The semantics of citizen science

The Web is a source of rich and varied content. If that content, or at least the important data within it, could be accessible not only to humans but to computers as well, it could then be filtered, grouped, analyzed, and served to citizens in ways humans would be hard-pressed or unable to achieve themselves. The Semantic Web transformed the World Wide Web into exactly that sort of system. This idea is full of both technical possibilities and market opportunities (Bonner, 2002).


Like its predecessor, the Semantic Web rides on the Internet backbone and uses HTTP’s simple methods (get, post, and put) to transfer resources located and addressed through unique universal resource identifiers (URIs). But whereas the content presented on the World Wide Web is designed almost entirely with people in mind, the content of the Semantic Web is intended to be optimally accessible and comprehensible to automated software agents. The simple change of augmenting human-readable content with machine-comprehensible content (or the production of pages or even entire sites of purely machine-oriented content) could have a huge effect.

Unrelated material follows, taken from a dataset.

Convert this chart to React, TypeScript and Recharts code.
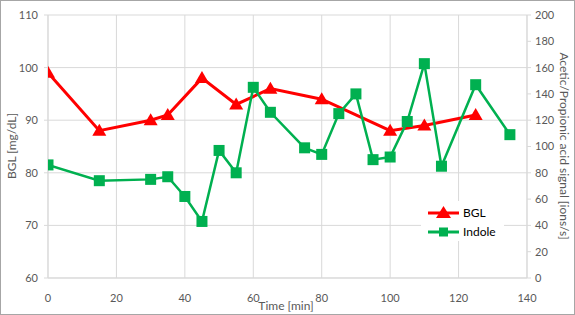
import React from "react";
import { LineChart, Line, XAxis, YAxis, CartesianGrid } from "recharts";

const timeBGL = [0, 15, 30, 35, 45, 55, 65, 80, 100, 110, 125];
const bglValues = [99, 88, 90, 91, 98, 93, 96, 94, 88, 89, 91];
const timeIndole = [0, 15, 30, 35, 40, 45, 50, 55, 60, 65, 75, 80, 85, 90, 95, 100, 105, 110, 115, 125, 135];
const indoleValues = [86, 74, 75, 77, 62, 43, 97, 80, 145, 126, 99, 94, 125, 140, 90, 92, 119, 163, 85, 147, 109];
const xTicks = [0, 20, 40, 60, 80, 100, 120, 140];
const leftTicks = [60, 70, 80, 90, 100, 110];
const rightTicks = [0, 20, 40, 60, 80, 100, 120, 140, 160, 180, 200];
const seriesNames = ["BGL", "Indole"];

const bglData = timeBGL.map((t, i) => ({ t, bgl: bglValues[i] }));
const indoleData = timeIndole.map((t, i) => ({ t, indole: indoleValues[i] }));

const RED = "#FF0000";
const GREEN = "#00B050";
const FONT = "Lato, 'Open Sans', sans-serif";
const tickStyle = { fill: "#595959", fontSize: 11, fontFamily: FONT };

const Triangle = (props: any) => {
  const { cx, cy } = props;
  if (cx == null || cy == null) return null;
  return <polygon points={`${cx},${cy - 7} ${cx + 7},${cy + 5} ${cx - 7},${cy + 5}`} fill={RED} />;
};

const Square = (props: any) => {
  const { cx, cy } = props;
  if (cx == null || cy == null) return null;
  return <rect x={cx - 5.5} y={cy - 5.5} width={11} height={11} fill={GREEN} />;
};

const LegendBox = () => (
  <svg width={83} height={40} style={{ display: "block" }}>
    <rect x={0} y={0} width={83} height={40} fill="#fff" />
    <line x1={7} y1={12} x2={38} y2={12} stroke={RED} strokeWidth={3} />
    <polygon points="22.5,5 30,17 15,17" fill={RED} />
    <text x={42} y={16} fontSize={12} fontFamily={FONT} fill="#000">{seriesNames[0]}</text>
    <line x1={7} y1={31} x2={38} y2={31} stroke={GREEN} strokeWidth={3} />
    <rect x={18} y={26.5} width={9} height={9} fill={GREEN} />
    <text x={42} y={35} fontSize={12} fontFamily={FONT} fill="#000">{seriesNames[1]}</text>
  </svg>
);

export default function App() {
  return (
    <div style={{ position: "fixed", left: 0, top: 0, width: 575, height: 315, background: "#fff" }}>
      <LineChart width={575} height={315} margin={{ top: 15, right: 8, bottom: 7, left: 8 }}>
        <CartesianGrid yAxisId="left" stroke="#d9d9d9" strokeWidth={1} />
        <XAxis
          dataKey="t"
          type="number"
          domain={[0, 140]}
          ticks={xTicks}
          allowDataOverflow
          height={30}
          stroke="#d9d9d9"
          tickLine={false}
          tickSize={0}
          tickMargin={16}
          tick={tickStyle}
          label={{
            content: () => (
              <text x={286} y={310} textAnchor="middle" fontSize={12} fontFamily={FONT} fill="#595959">Time [min]</text>
            ),
          }}
        />
        <YAxis
          yAxisId="left"
          orientation="left"
          domain={[60, 110]}
          ticks={leftTicks}
          width={40}
          stroke="#d9d9d9"
          tickSize={4}
          tickMargin={6}
          tick={tickStyle}
          label={{
            content: () => (
              <text x={16} y={146} transform="rotate(-90 16 146)" textAnchor="middle" fontSize={12} fontFamily={FONT} fill="#595959">BGL [mg/dL]</text>
            ),
          }}
        />
        <YAxis
          yAxisId="right"
          orientation="right"
          domain={[0, 200]}
          ticks={rightTicks}
          width={40}
          stroke="#d9d9d9"
          tickSize={4}
          tickMargin={4}
          tick={tickStyle}
          label={{
            content: () => (
              <text x={560} y={146} transform="rotate(90 560 146)" textAnchor="middle" fontSize={12} fontFamily={FONT} fill="#595959">Acetic/Propionic acid signal [ions/s]</text>
            ),
          }}
        />
        <Line
          yAxisId="left"
          data={bglData}
          dataKey="bgl"
          name={seriesNames[0]}
          stroke={RED}
          strokeWidth={3}
          dot={<Triangle />}
          activeDot={false}
          isAnimationActive={false}
        />
        <Line
          yAxisId="right"
          data={indoleData}
          dataKey="indole"
          name={seriesNames[1]}
          stroke={GREEN}
          strokeWidth={2.5}
          dot={<Square />}
          activeDot={false}
          isAnimationActive={false}
        />
      </LineChart>
      <div style={{ position: "absolute", left: 421, top: 201 }}>
        <LegendBox />
      </div>
      <div style={{ position: "absolute", left: 0, top: 0, width: 573, height: 313, border: "1px solid #a6a6a6", pointerEvents: "none" }} />
    </div>
  );
}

Consider the seemingly simple task of determining a company’s mailing address from the “Contact us” or “About us” page of its website. If a human were going to perform that task herself, she would navigate to the page, then scan the page until she located the address. A software program, lacking the extraordinary pattern recognition skills that make the task child’s play for a human, would have a harder time finding the address. Unless the address is preceded by a specific label such as Mailing Address Starts Here: and followed by Mailing Address Ends Here and a program is coded accordingly, it would be very difficult to come up with an algorithm that could correctly parse an unknown address out of the stream of ASCII characters that make up a Web page. A Web page author could make the task a lot easier by embedding the address in a block of XML code:


<street> 52 Alzina Street </street>

<city> Barcelona </city>

<province> Barcelona </province>

<postal code> 08024 </postal code>


Such coding is more machine-readable than straight HTML, because a program could scan the page’s code for an XML-encoded address and then parse the XML to extract the address. But that still presupposes that the program doing the scanning knows exactly what definition of an address object will appear on the page. What if the company is headquartered in New York City rather than Barcelona? The page could use a different definition of an address object, substituting zip for postal code or state for province. Or what if the page contained several address objects, some pointing to post office boxes and some to various mailing addresses within the company? Any software program trying to determine the address of the company’s headquarters is likely to fail without more guidance.

The Semantic Web aims to provide that guidance in the form of encoded metadata that provide a context for Web-based data. Its goal is to turn the Internet into a vast, decentralized, machine-readable database. The owners of data will be able to determine who has access, using standard HTML access control methods. And as a data consumer, a citizen will be able to indicate the sources whose data she trusts. Even with limits imposed by both sides, any given Semantic Web application will have access to a vast range of data sources.

The possibilities for Semantic-Web–based software are nearly boundless: complex business-to-business (B2B) or business-to-consumer (B2C) transactions with no human intervention; aggregation, amalgamation and mining of research and historical data in ways beyond human capability; transparent, on-the-fly assembly, instantiation, and linking of distributed virtual applications; and intelligent sifting through data from millions of connected computers.


Bonner, P. The Semantic Web. PC Magazine. July 1, 2002.